:: Data lines ::
*-*-*

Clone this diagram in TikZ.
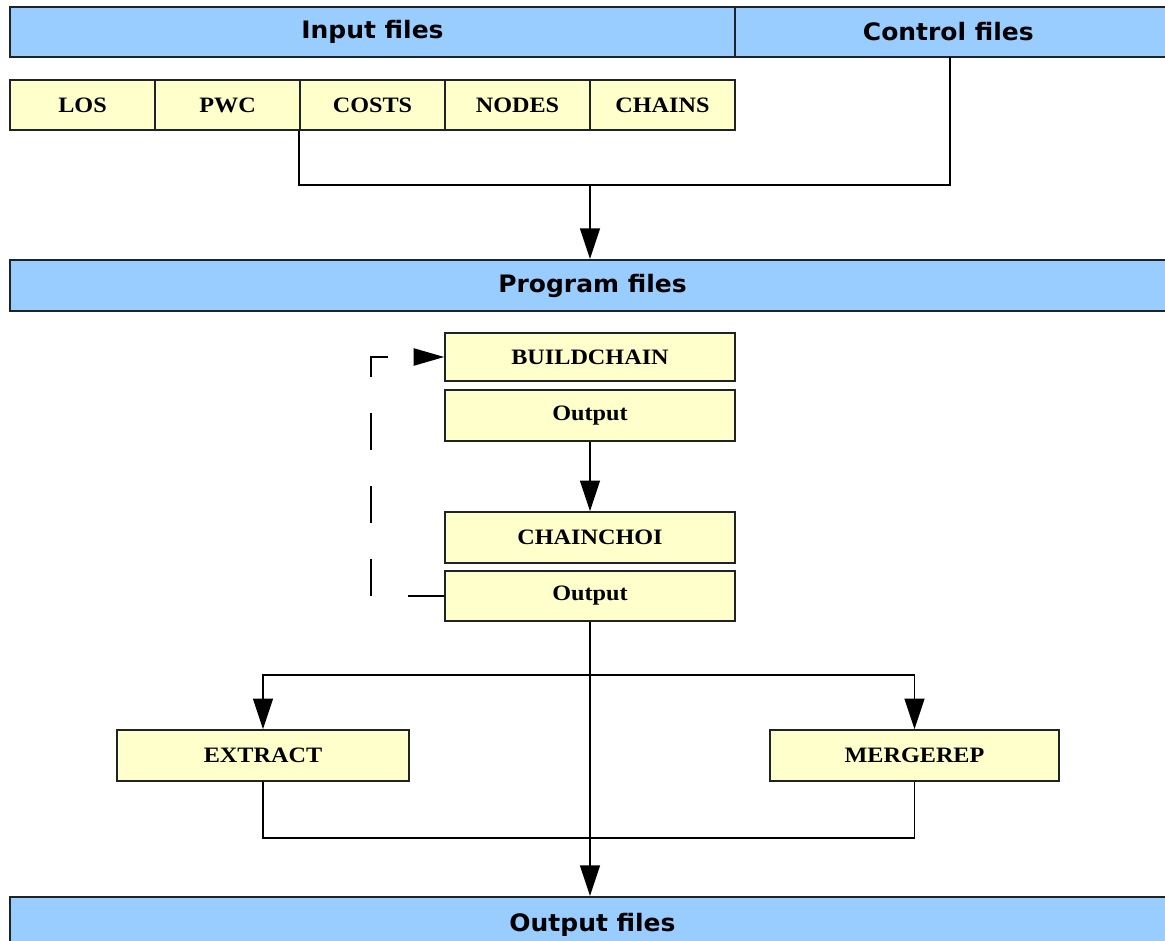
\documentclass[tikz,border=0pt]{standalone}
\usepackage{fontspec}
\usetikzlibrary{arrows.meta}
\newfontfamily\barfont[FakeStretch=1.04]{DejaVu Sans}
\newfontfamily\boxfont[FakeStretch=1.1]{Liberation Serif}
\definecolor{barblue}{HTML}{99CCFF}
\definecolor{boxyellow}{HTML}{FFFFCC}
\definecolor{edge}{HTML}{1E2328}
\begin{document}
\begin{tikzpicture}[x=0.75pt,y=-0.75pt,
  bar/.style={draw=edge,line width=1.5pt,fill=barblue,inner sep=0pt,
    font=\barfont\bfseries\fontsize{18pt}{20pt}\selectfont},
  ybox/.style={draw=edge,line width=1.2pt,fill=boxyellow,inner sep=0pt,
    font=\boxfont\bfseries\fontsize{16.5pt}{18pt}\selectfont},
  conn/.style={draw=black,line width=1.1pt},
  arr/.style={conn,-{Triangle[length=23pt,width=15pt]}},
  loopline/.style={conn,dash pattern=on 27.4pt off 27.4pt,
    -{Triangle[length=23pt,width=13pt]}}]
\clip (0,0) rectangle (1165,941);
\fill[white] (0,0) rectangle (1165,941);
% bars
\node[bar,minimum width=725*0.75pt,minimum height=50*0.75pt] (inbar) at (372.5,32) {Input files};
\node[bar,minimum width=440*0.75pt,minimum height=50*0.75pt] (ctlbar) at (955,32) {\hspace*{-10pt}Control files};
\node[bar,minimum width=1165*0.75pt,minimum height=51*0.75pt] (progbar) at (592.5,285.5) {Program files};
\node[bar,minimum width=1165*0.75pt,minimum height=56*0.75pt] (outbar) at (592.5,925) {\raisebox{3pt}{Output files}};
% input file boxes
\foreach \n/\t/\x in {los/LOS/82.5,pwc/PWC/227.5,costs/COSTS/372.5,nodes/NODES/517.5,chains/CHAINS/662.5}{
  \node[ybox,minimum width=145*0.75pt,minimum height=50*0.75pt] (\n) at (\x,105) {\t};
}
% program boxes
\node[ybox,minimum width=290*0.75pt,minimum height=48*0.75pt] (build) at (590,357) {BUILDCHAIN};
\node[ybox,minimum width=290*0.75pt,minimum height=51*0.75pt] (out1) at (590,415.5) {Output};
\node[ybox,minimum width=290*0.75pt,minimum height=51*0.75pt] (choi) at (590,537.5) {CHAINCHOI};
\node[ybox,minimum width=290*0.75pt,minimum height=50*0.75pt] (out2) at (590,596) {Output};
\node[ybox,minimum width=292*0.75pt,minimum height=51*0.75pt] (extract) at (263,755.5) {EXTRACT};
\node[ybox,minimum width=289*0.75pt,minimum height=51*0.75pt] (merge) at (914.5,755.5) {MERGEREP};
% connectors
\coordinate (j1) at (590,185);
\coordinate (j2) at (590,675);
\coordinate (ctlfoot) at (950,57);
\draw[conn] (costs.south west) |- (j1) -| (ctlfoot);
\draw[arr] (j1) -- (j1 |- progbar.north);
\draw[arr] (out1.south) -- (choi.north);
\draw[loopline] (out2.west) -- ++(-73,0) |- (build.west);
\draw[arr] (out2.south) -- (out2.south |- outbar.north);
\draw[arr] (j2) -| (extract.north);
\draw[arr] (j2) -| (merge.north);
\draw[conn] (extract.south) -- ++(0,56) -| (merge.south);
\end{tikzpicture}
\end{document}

*-*-*

Repeat the data exactly in full, omitting its pictures.

Clone this diagram in TikZ.
\documentclass[tikz,border=0pt]{standalone}
\usepackage{fontspec}
\usetikzlibrary{arrows.meta}
\newfontfamily\barfont[FakeStretch=1.04]{DejaVu Sans}
\newfontfamily\boxfont[FakeStretch=1.1]{Liberation Serif}
\definecolor{barblue}{HTML}{99CCFF}
\definecolor{boxyellow}{HTML}{FFFFCC}
\definecolor{edge}{HTML}{1E2328}
\begin{document}
\begin{tikzpicture}[x=0.75pt,y=-0.75pt,
  bar/.style={draw=edge,line width=1.5pt,fill=barblue,inner sep=0pt,
    font=\barfont\bfseries\fontsize{18pt}{20pt}\selectfont},
  ybox/.style={draw=edge,line width=1.2pt,fill=boxyellow,inner sep=0pt,
    font=\boxfont\bfseries\fontsize{16.5pt}{18pt}\selectfont},
  conn/.style={draw=black,line width=1.1pt},
  arr/.style={conn,-{Triangle[length=23pt,width=15pt]}},
  loopline/.style={conn,dash pattern=on 27.4pt off 27.4pt,
    -{Triangle[length=23pt,width=13pt]}}]
\clip (0,0) rectangle (1165,941);
\fill[white] (0,0) rectangle (1165,941);
% bars
\node[bar,minimum width=725*0.75pt,minimum height=50*0.75pt] (inbar) at (372.5,32) {Input files};
\node[bar,minimum width=440*0.75pt,minimum height=50*0.75pt] (ctlbar) at (955,32) {\hspace*{-10pt}Control files};
\node[bar,minimum width=1165*0.75pt,minimum height=51*0.75pt] (progbar) at (592.5,285.5) {Program files};
\node[bar,minimum width=1165*0.75pt,minimum height=56*0.75pt] (outbar) at (592.5,925) {\raisebox{3pt}{Output files}};
% input file boxes
\foreach \n/\t/\x in {los/LOS/82.5,pwc/PWC/227.5,costs/COSTS/372.5,nodes/NODES/517.5,chains/CHAINS/662.5}{
  \node[ybox,minimum width=145*0.75pt,minimum height=50*0.75pt] (\n) at (\x,105) {\t};
}
% program boxes
\node[ybox,minimum width=290*0.75pt,minimum height=48*0.75pt] (build) at (590,357) {BUILDCHAIN};
\node[ybox,minimum width=290*0.75pt,minimum height=51*0.75pt] (out1) at (590,415.5) {Output};
\node[ybox,minimum width=290*0.75pt,minimum height=51*0.75pt] (choi) at (590,537.5) {CHAINCHOI};
\node[ybox,minimum width=290*0.75pt,minimum height=50*0.75pt] (out2) at (590,596) {Output};
\node[ybox,minimum width=292*0.75pt,minimum height=51*0.75pt] (extract) at (263,755.5) {EXTRACT};
\node[ybox,minimum width=289*0.75pt,minimum height=51*0.75pt] (merge) at (914.5,755.5) {MERGEREP};
% connectors
\coordinate (j1) at (590,185);
\coordinate (j2) at (590,675);
\coordinate (ctlfoot) at (950,57);
\draw[conn] (costs.south west) |- (j1) -| (ctlfoot);
\draw[arr] (j1) -- (j1 |- progbar.north);
\draw[arr] (out1.south) -- (choi.north);
\draw[loopline] (out2.west) -- ++(-73,0) |- (build.west);
\draw[arr] (out2.south) -- (out2.south |- outbar.north);
\draw[arr] (j2) -| (extract.north);
\draw[arr] (j2) -| (merge.north);
\draw[conn] (extract.south) -- ++(0,56) -| (merge.south);
\end{tikzpicture}
\end{document}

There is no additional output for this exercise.